Jetzt, im Evangelium, ist Gottes Rettung gekommen, seine Gerechtigkeit ist offenbart (Röm 1,17); und die Gläubigen empfangen das Ziel ihres Glaubens, die Errettung der Seele; noch nicht der Leiber, doch der Seelen durch ein göttlich vollkommenes Werk, das die vollkommen macht, die Ihm nahen. Wie könnte es anders sein? Gott selbst könnte der Vollkommenheit des Blutes Christi nichts hinzufügen. „Wovon ihr durch das Gesetz Moses nicht gerechtfertigt werden konntet, wird durch diesen jeder Glaubende gerechtfertigt“ (Apg 13,39). Die Gläubigen werden es im Himmel besser erkennen und völlig genießen; aber Gott wird es nie höher für uns einschätzen, als Er es bereits erklärt hat; und der Glaube ruht jetzt auf seinem Wort. Ohne das Blut Christi wäre es eine unbußfertige und verstockte Anmaßung, zu behaupten, kein Gewissen von Sünden mehr zu haben. Aber es ist eine Schande für sein Werk, wenn jemand, der an Ihn glaubt, daran zweifelt, dass Gott Ihn in dem Blut gewaschen sieht, das von jeder Sünde reinigt. Der einzig wahre Anspruch, zu glauben, dass alle Sünden ausgelöscht sind, sollte jemandem versichern, dass alle weg sind.

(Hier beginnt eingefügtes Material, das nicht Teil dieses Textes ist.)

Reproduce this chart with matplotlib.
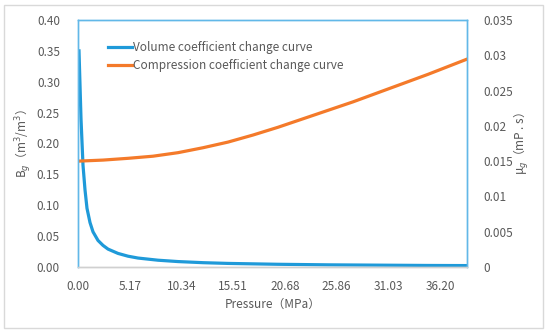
import matplotlib
matplotlib.use("Agg")
import matplotlib.pyplot as plt

plt.rcParams['font.family'] = ['Noto Sans CJK SC', 'DejaVu Sans']

# volume coefficient Bg (left axis)
p_bg = [0.1, 0.3, 0.5, 0.7, 0.9, 1.2, 1.5, 2.0, 2.5, 3.0, 4.0, 5.0, 6.0,
        8.0, 10.0, 12.5, 15.0, 20.0, 25.0, 30.0, 35.0, 38.8]
bg = [0.35, 0.24, 0.165, 0.125, 0.095, 0.072, 0.057, 0.043, 0.035, 0.029,
      0.022, 0.0175, 0.0145, 0.011, 0.0088, 0.007, 0.0058, 0.0044, 0.0035,
      0.003, 0.0025, 0.0023]

# viscosity mu_g (right axis)
p_mu = [0, 2.5, 5, 7.5, 10, 12.5, 15, 17.5, 20, 22.5, 25, 27.5, 30, 32.5, 35, 38.8]
mu = [0.0150, 0.01515, 0.0154, 0.0157, 0.0162, 0.0169, 0.0177, 0.0187,
      0.0198, 0.0210, 0.0222, 0.0234, 0.0247, 0.0260, 0.0273, 0.0294]

xticks = [0.00, 5.17, 10.34, 15.51, 20.68, 25.86, 31.03, 36.20]
left_ticks = [0.00, 0.05, 0.10, 0.15, 0.20, 0.25, 0.30, 0.35, 0.40]
right_ticks = [0, 0.005, 0.01, 0.015, 0.02, 0.025, 0.03, 0.035]
right_labels = ['0', '0.005', '0.01', '0.015', '0.02', '0.025', '0.03', '0.035']

blue = '#1f9ad9'
orange = '#f47a2a'
grey = '#595959'
frame = '#62b8e8'

fig = plt.figure(figsize=(5.5, 3.33), dpi=100)
ax = fig.add_axes([78/550, 1-267/333, (467-78)/550, (267-20)/333])
ax2 = ax.twinx()

l1, = ax.plot(p_bg, bg, color=blue, lw=2.3, label='Volume coefficient change curve')
l2, = ax2.plot(p_mu, mu, color=orange, lw=2.3, label='Compression coefficient change curve')

ax.set_xlim(0, 38.9)
ax.set_ylim(0, 0.40)
ax2.set_ylim(0, 0.035)

ax.set_xticks(xticks)
ax.set_xticklabels(['%.2f' % v for v in xticks])
ax.set_yticks(left_ticks)
ax.set_yticklabels(['%.2f' % v for v in left_ticks])
ax2.set_yticks(right_ticks)
ax2.set_yticklabels(right_labels)

for a in (ax, ax2):
    a.tick_params(length=0, labelsize=8.5, labelcolor=grey, pad=6)
    for s in a.spines.values():
        s.set_color(frame)
        s.set_linewidth(1.0)
    a.spines['bottom'].set_color('#d0d0d0')
ax.tick_params(axis='x', pad=9)
ax.tick_params(axis='y', pad=13)
ax2.tick_params(axis='y', pad=12)

ax.set_xlabel('Pressure（MPa）', color=grey, fontsize=8.5, labelpad=4)
ax.set_ylabel('B$_g$（m$^3$/m$^3$）', color=grey, fontsize=8.5, labelpad=2)
ax2.set_ylabel('μ$_g$（mP . s）', color=grey, fontsize=8.5, rotation=90, labelpad=-1)

ax.legend(handles=[l1, l2], loc='upper left', bbox_to_anchor=(0.065, 0.935),
          frameon=False, fontsize=8.5, labelcolor=grey, handlelength=2.0,
          handletextpad=0.1, labelspacing=0.45, borderaxespad=0)

# outer light border of the figure
fig.patches.append(plt.Rectangle((4/550, 1-328/333), 539/550, 323/333,
                                 transform=fig.transFigure, fill=False,
                                 edgecolor='#d9d9d9', lw=1))

fig.savefig('out.png', dpi=100)
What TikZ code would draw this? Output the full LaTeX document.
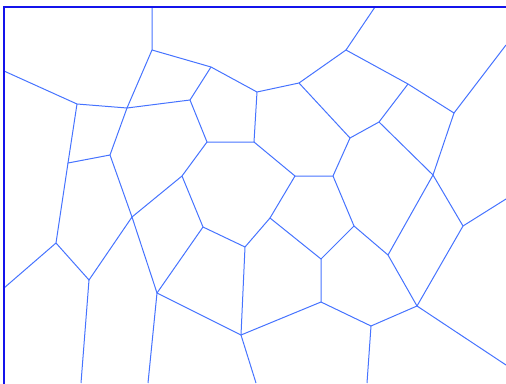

Wie traurig ist es, dass diejenigen in der Christenheit, die am wenigsten Mitleid mit den armen, schuldigen Juden haben, in ihrem Glauben selbst eher Juden als Christen sind! Sie sollen sich an dieser überaus wichtigen Wahrheit des Evangeliums messen. Treten sie herzu als Anbeter, die einmal gereinigt sind und kein Gewissen von Sünden mehr haben? Ist dies der Grund, auf dem sie privat und öffentlich, in ihren Gebeten und in ihrem Lob leben? Glauben sie, dass ihre Schuld durch das Opfer Christi ganz und für immer getilgt ist? Lies, wie der inspirierende Geist das völlige Versagen der levitischen Opfer aufdeckt: „Doch in jenen Opfern ist alljährlich ein Erinnern an die Sünden“ (V. 3); und der Grund dafür ist nicht weniger offensichtlich: „denn unmöglich kann Blut von Stieren und Böcken Sünden wegnehmen“ (V. 4). Das Werk Christi ist das Eingreifen Gottes, um die Schuld des Gläubigen zu tilgen. Dies hat Er ein für alle Mal getan. Jede falsche Tat, jedes falsche Wort und jede falsche Empfindung verlangt vom Christen Demütigung, wie andere Schriften zeigen; aber keine Schriftstelle schmälert die Wirksamkeit des Opfers Christi für den, der glaubt. Daran zu zweifeln ist eine Sünde, die andere und alle Sünden zur Folge hat, denn sie kann im völligen Verderben enden und beweisen, dass der Zweifler nie aus Gott geboren war.